Prompt — Return the lines below exactly, from the first line to the line that contains "YAxis, CartesianGrid, Legend". Leave out pictures.

----- Given material

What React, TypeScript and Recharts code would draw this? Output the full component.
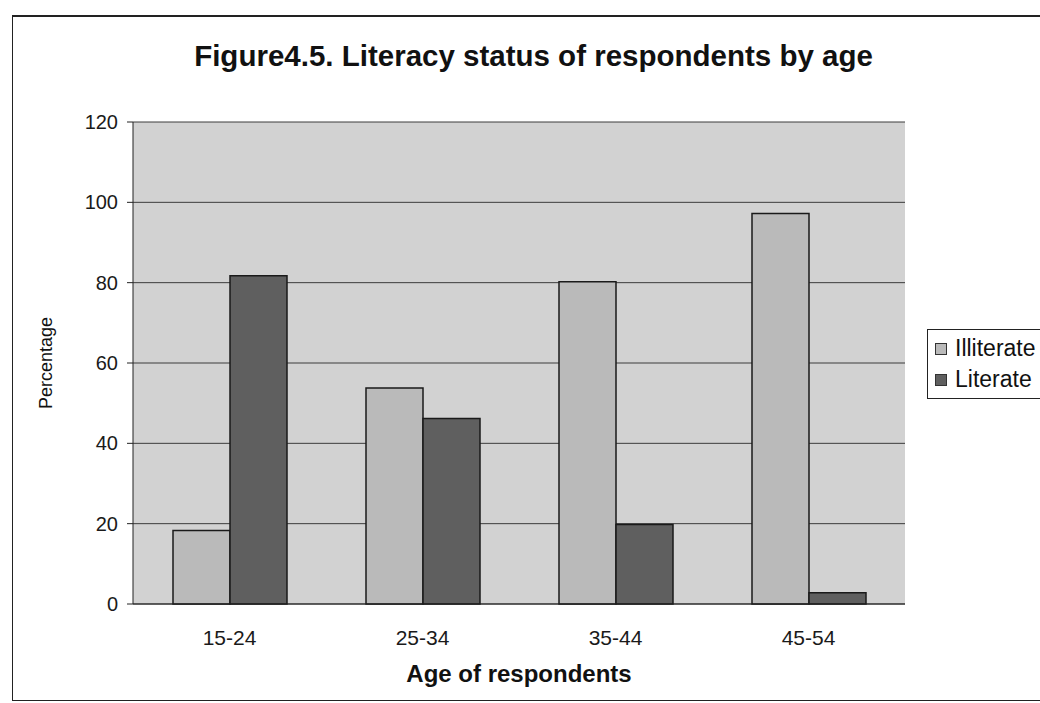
import { BarChart, Bar, XAxis, YAxis, CartesianGrid, Legend } from "recharts";

// age groups and percentages per literacy status
const ageGroups = ["15-24", "25-34", "35-44", "45-54"];
const illiterate = [18.3, 53.8, 80.2, 97.2];
const literate = [81.7, 46.2, 19.8, 2.8];
const yTicks = [0, 20, 40, 60, 80, 100, 120];

const series = [
  { key: "illiterate", name: "Illiterate", fill: "#bababa" },
  { key: "literate", name: "Literate", fill: "#5f5f5f" },
];

const data = ageGroups.map((age, i) => ({
  age,
  illiterate: illiterate[i],
  literate: literate[i],
}));

const font = "'Liberation Sans', Arial, sans-serif";

function LegendBox() {
  return (
    <div
      style={{
        border: "1px solid #222",
        background: "#fff",
        padding: "3px 20px 3px 7px",
        fontFamily: font,
        fontSize: 23,
        color: "#111",
        lineHeight: "31px",
      }}
    >
      {series.map((s) => (
        <div key={s.key} style={{ display: "flex", alignItems: "center", whiteSpace: "nowrap" }}>
          <span
            style={{
              display: "inline-block",
              width: 10,
              height: 10,
              background: s.fill,
              border: "1px solid #333",
              marginRight: 8,
            }}
          />
          {s.name}
        </div>
      ))}
    </div>
  );
}

export default function App() {
  return (
    <div style={{ position: "absolute", left: 0, top: 0, width: 1040, height: 703, background: "#fff", overflow: "hidden" }}>
      {/* outer frame */}
      <div
        style={{
          position: "absolute",
          left: 12,
          top: 15,
          width: 1060,
          height: 683,
          borderTop: "2px solid #222",
          borderLeft: "1.5px solid #222",
          borderBottom: "1.5px solid #222",
        }}
      />
      <div
        style={{
          position: "absolute",
          left: 0,
          width: 1067,
          top: 40,
          textAlign: "center",
          fontFamily: font,
          fontWeight: "bold",
          fontSize: 29.5,
          lineHeight: "32px",
          color: "#111",
        }}
      >
        Figure4.5. Literacy status of respondents by age
      </div>
      <BarChart
        width={1040}
        height={703}
        data={data}
        margin={{ top: 122, right: 135, left: 0, bottom: 19 }}
        barCategoryGap={40}
        barGap={0}
        style={{ position: "absolute", left: 0, top: 0 }}
      >
        <CartesianGrid vertical={false} stroke="#3c3c3c" fill="#d2d2d2" fillOpacity={1} />
        <XAxis
          dataKey="age"
          height={80}
          axisLine={{ stroke: "#222" }}
          tickLine={false}
          tickSize={0}
          tickMargin={26}
          tick={{ fontSize: 21, fill: "#1a1a1a", fontFamily: font }}
          label={{
            value: "Age of respondents",
            position: "insideBottom",
            offset: 2,
            style: { fontSize: 24, fontWeight: "bold", fill: "#111", fontFamily: font },
          }}
        />
        <YAxis
          width={133}
          domain={[0, 120]}
          ticks={yTicks}
          interval={0}
          axisLine={{ stroke: "#222" }}
          tickLine={{ stroke: "#222" }}
          tickSize={6}
          tickMargin={9}
          tick={{ fontSize: 20, fill: "#1a1a1a", fontFamily: font }}
          label={{
            value: "Percentage",
            angle: -90,
            position: "insideLeft",
            offset: 46,
            style: { textAnchor: "middle", fontSize: 18, fill: "#111", fontFamily: font },
          }}
        />
        <YAxis
          yAxisId="right"
          orientation="right"
          width={0}
          domain={[0, 120]}
          tick={false}
          tickLine={false}
          axisLine={{ stroke: "#777" }}
        />
        <Legend
          layout="vertical"
          align="center"
          verticalAlign="middle"
          content={() => <LegendBox />}
          wrapperStyle={{ left: 927, top: 329, width: "auto" }}
        />
        {series.map((s) => (
          <Bar
            key={s.key}
            dataKey={s.key}
            name={s.name}
            fill={s.fill}
            stroke="#1a1a1a"
            strokeWidth={1.5}
            isAnimationActive={false}
          />
        ))}
      </BarChart>
    </div>
  );
}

----------

Completed exercise —
What React, TypeScript and Recharts code would draw this? Output the full component.
import { BarChart, Bar, XAxis, YAxis, CartesianGrid, Legend } from "recharts";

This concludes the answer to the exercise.